Paddy from Artfagcity asks whether I could respond.
First, at the risk of stating blindingly obvious, Deakin is talking her book. She works at a website devoted to selling art; of course she’s going to paint it as a good investment. But here’s something maybe a little less obvious: there’s no such thing as impartial expert advice on the subject of art as an investment. If you’re an expert, that means you’re in the art world. And if you’re in the art world, that means, to use the financial jargon, that you’re long art. You own it, or you’re trying to sell it, or you’re trying to make money from people who own it or sell it. And therefore, you’re not impartial.
Second, there are lots of things which are "reassuringly tangible". Gold might be one of them — although at $788 per ounce today, it’s no longer twice the price it was four years ago, and it’s fallen by more than 20% from its highs. Other reassuringly tangible things might include stuffed animals, hardback books, and chopped wood. Being reassuringly tangible doesn’t make anything a store of value: it just makes it stuff. And, just like other stuff, 99% of art will never again be worth the money that was paid for it.
In the case of the art on sale at mydeco, you can reasonably make that 100%. You might absolutely love your window roller blind with a picture of cars on it, but it doesn’t have any resale value. If you want decorative art with which to brighten your home, the internet’s a great place to look. But please, whatever you do, don’t kid yourself that you’re making any kind of "investment": the only return you’ll ever get on your money will be aesthetic, not financial.
At the very top of the art market, when you start talking about the sort of artists who sell at auction for millions of dollars, then you can start resting assured that what you’re buying will be worth more than zero if you try to sell it. But will it be worth more than you paid for it? If you’re buying now, that’s very unlikely. Art is the last bubble to burst, this time round — it often lags the stock market by as much as a year. But the big drivers of art-market gains in recent years have been Russians and hedge-fund managers. The former are hurting badly: the Russian stock market is down more than 70%. And hedge-fund managers are precisely the sort of people who think they must be very astute when the value of a painting they buy turns goes up dramatically. Once they think they’re very astute, they buy more and more — causing the bubble. Which is now about to burst.
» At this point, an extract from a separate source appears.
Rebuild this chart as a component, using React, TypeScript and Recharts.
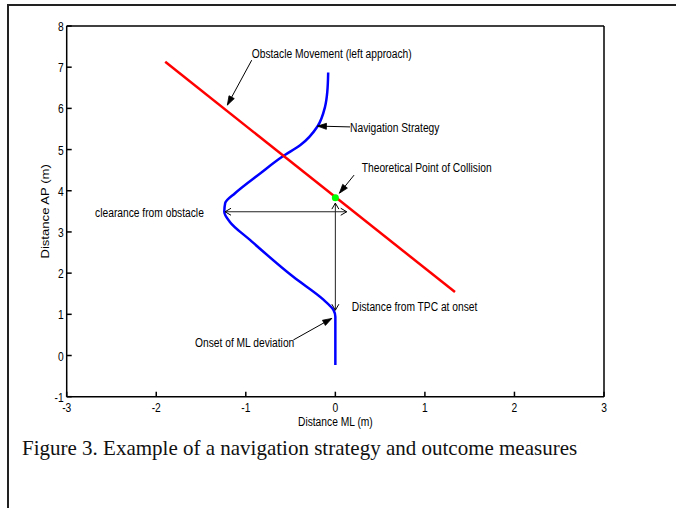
import React from 'react';
import { ComposedChart, Line, XAxis, YAxis, ReferenceLine, ReferenceDot } from 'recharts';

const xTicks = [-3, -2, -1, 0, 1, 2, 3];
const yTicks = [-1, 0, 1, 2, 3, 4, 5, 6, 7, 8];

// navigation strategy, walked from bottom to top
const navX = [0, 0, -0.02, -0.13, -0.47, -0.95, -1.18, -1.24, -1.23, -1.12, -0.84, -0.59, -0.39, -0.2, -0.115, -0.09, -0.08];
const navY = [-0.23, 0.94, 1.1, 1.35, 1.91, 2.8, 3.25, 3.49, 3.7, 3.94, 4.42, 4.83, 5.11, 5.56, 6.04, 6.4, 6.87];

// obstacle movement (left approach)
const obsX = [-1.9, 1.336];
const obsY = [7.13, 1.54];

// theoretical point of collision
const tpcX = 0;
const tpcY = 3.83;

const navData = navX.map((x, i) => ({ x, y: navY[i] }));
const obsData = obsX.map((x, i) => ({ x, y: obsY[i] }));

const FONT = '"Liberation Sans", Arial, sans-serif';
const STRETCH = 1.28;

// text annotations, in data units
const notes = [
  { text: 'Obstacle Movement (left approach)', x: -0.934, y: 7.35 },
  { text: 'Navigation Strategy', x: 0.164, y: 5.54 },
  { text: 'Theoretical Point of Collision', x: 0.295, y: 4.58 },
  { text: 'clearance from obstacle', x: -2.683, y: 3.48 },
  { text: 'Distance from TPC at onset', x: 0.183, y: 1.2 },
  { text: 'Onset of ML deviation', x: -1.567, y: 0.335 },
];

// arrows: [from, to], head at "to"
const pointers = [
  { from: { x: -0.934, y: 7.17 }, to: { x: -1.206, y: 6.08 } },
  { from: { x: 0.164, y: 5.55 }, to: { x: -0.2, y: 5.57 } },
  { from: { x: 0.209, y: 4.38 }, to: { x: 0.045, y: 3.94 } },
  { from: { x: -0.469, y: 0.377 }, to: { x: -0.04, y: 0.9 } },
];
const measures = [
  { from: { x: -1.232, y: 3.49 }, to: { x: 0.127, y: 3.49 } },
  { from: { x: 0, y: 3.7 }, to: { x: 0, y: 1.1 } },
];

function StretchText({ x, y, anchor, size = 10.25, children }: any) {
  return (
    <text
      transform={`translate(${x},${y}) scale(1,${STRETCH})`}
      textAnchor={anchor}
      dominantBaseline="central"
      fontSize={size}
      fontFamily={FONT}
      fill="#000"
    >
      {children}
    </text>
  );
}

function arrowShape(filled: boolean, both: boolean) {
  return (p: any) => {
    const { x1, y1, x2, y2 } = p;
    const head = (tx: number, ty: number, fx: number, fy: number) => {
      const a = Math.atan2(ty - fy, tx - fx);
      const len = filled ? 9 : 6;
      const w = filled ? 3 : 3.5;
      const bx = tx - len * Math.cos(a);
      const by = ty - len * Math.sin(a);
      const pts = `${bx + w * Math.sin(a)},${by - w * Math.cos(a)} ${tx},${ty} ${bx - w * Math.sin(a)},${by + w * Math.cos(a)}`;
      return filled
        ? <polygon points={pts} fill="#000" stroke="#000" strokeWidth={0.8} />
        : <polyline points={pts} fill="none" stroke="#000" strokeWidth={1} />;
    };
    return (
      <g>
        <line x1={x1} y1={y1} x2={x2} y2={y2} stroke={filled ? '#000' : '#222'} strokeWidth={1} />
        {head(x2, y2, x1, y1)}
        {both && head(x1, y1, x2, y2)}
      </g>
    );
  };
}

const YTick = (p: any) => (
  <StretchText x={p.x} y={p.y} anchor="end">{p.payload.value}</StretchText>
);
const XTick = (p: any) => (
  <StretchText x={p.x} y={p.y} anchor="middle">{p.payload.value}</StretchText>
);

const YTitle = (p: any) => {
  const vb = p.viewBox || { x: 30.7, y: 26, width: 36, height: 370.7 };
  const cx = vb.x + 14.3;
  const cy = vb.y + vb.height / 2;
  return (
    <text
      transform={`translate(${cx},${cy}) rotate(-90) scale(${STRETCH},1)`}
      textAnchor="middle"
      dominantBaseline="central"
      fontSize={10.25}
      fontFamily={FONT}
      fill="#000"
    >
      Distance AP (m)
    </text>
  );
};

const XTitle = (p: any) => {
  const vb = p.viewBox || { x: 66.7, y: 396.7, width: 537.3, height: 30 };
  return (
    <StretchText x={vb.x + vb.width / 2} y={vb.y + 24.5} anchor="middle">Distance ML (m)</StretchText>
  );
};

export default function App() {
  return (
    <div style={{ position: 'absolute', left: 0, top: 0, width: 676, height: 508, overflow: 'hidden', background: '#fff' }}>
      <div style={{ position: 'absolute', left: 7, top: 4, width: 800, height: 600, border: '2px solid #222' }} />
      <div style={{ position: 'absolute', left: 0, top: 0 }}>
        <ComposedChart width={676} height={450} margin={{ top: 26, right: 72, left: 30.7, bottom: 23.3 }}>
          <XAxis
            dataKey="x"
            type="number"
            domain={[-3, 3]}
            ticks={xTicks}
            allowDataOverflow
            height={30}
            tickSize={-5}
            tickMargin={15}
            tick={XTick}
            stroke="#000"
            strokeWidth={1.5}
            label={{ value: 'Distance ML (m)', content: XTitle }}
          />
          <XAxis
            xAxisId="top"
            orientation="top"
            type="number"
            domain={[-3, 3]}
            ticks={xTicks}
            allowDataOverflow
            mirror
            tick={false}
            tickSize={5}
            stroke="#000"
            strokeWidth={1.5}
          />
          <YAxis
            type="number"
            domain={[-1, 8]}
            ticks={yTicks}
            allowDataOverflow
            width={36}
            tickSize={-5}
            tickMargin={8}
            tick={YTick}
            stroke="#000"
            strokeWidth={1.5}
            label={{ value: 'Distance AP (m)', content: YTitle }}
          />
          <YAxis
            yAxisId="right"
            orientation="right"
            type="number"
            domain={[-1, 8]}
            ticks={yTicks}
            allowDataOverflow
            mirror
            tick={false}
            tickSize={5}
            stroke="#000"
            strokeWidth={1.5}
          />
          <Line data={navData} dataKey="y" type="monotoneY" stroke="#0000ff" strokeWidth={2.5} dot={false} isAnimationActive={false} />
          <Line data={obsData} dataKey="y" type="linear" stroke="#ff0000" strokeWidth={2.5} dot={false} isAnimationActive={false} />
          {measures.map((m, i) => (
            <ReferenceLine key={`m${i}`} segment={[m.from, m.to]} shape={arrowShape(false, true)} />
          ))}
          {pointers.map((m, i) => (
            <ReferenceLine key={`p${i}`} segment={[m.from, m.to]} shape={arrowShape(true, false)} />
          ))}
          <ReferenceDot x={tpcX} y={tpcY} r={3.5} fill="#00ff00" stroke="none" />
          {notes.map((n) => (
            <ReferenceDot
              key={n.text}
              x={n.x}
              y={n.y}
              shape={(p: any) => <StretchText x={p.cx} y={p.cy} anchor="start">{n.text}</StretchText>}
            />
          ))}
        </ComposedChart>
      </div>
      <div
        style={{
          position: 'absolute',
          left: 22,
          top: 436,
          fontFamily: '"Liberation Serif", "Times New Roman", serif',
          fontSize: 21,
          lineHeight: '24px',
          color: '#111',
          whiteSpace: 'nowrap',
        }}
      >
        Figure 3. Example of a navigation strategy and outcome measures
      </div>
    </div>
  );
}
But Deakin isn’t talking about the very top of the market. She’s talking about art in general, and the kind of decorative art you buy because you like it in particular. So to get an idea of what happens to the value of that kind of art, don’t look to the auction houses. Instead, go visit your friends and neighbors — not the serious art collectors, just the regular folk. Go look at the art on their walls. Almost all of it was bought, at some point, for cash. I’d be surprised if any of it is was worth more today than was initially spent on it. Most of it is, literally, worthless, at least financially.
The word "investment" is massively overused these days; I’ve objected in the past to its being applied even to real estate. But at least when people say that house prices have gone up, that applies to house prices in aggregate: your house, my house, all houses. If you owned a house in America over the past ten years, you almost certainly — unless you were unlucky enough to live somewhere like New Orleans or Detroit — saw it rise in value.
But when people talk about art rising in value, they’re talking about a minuscule portion of the huge amount of stuff which could reasonably be considered art. If you have some art on your walls, and art has gone up in value, does that mean that the art on your walls has gone up in value? Emphatically not. Chances are that its financial value, too all intents and purposes, is zero.
I admire and encourage anybody who wants to buy or collect art. But whenever you do so, it’s worth asking yourself one question first: would I be happy spending this much money if I knew that the resale value of the work was zero? So long as the answer is yes, go ahead and buy. But if the answer is no, then there’s a good chance you’re deluding yourself about the financial value of what you’re buying.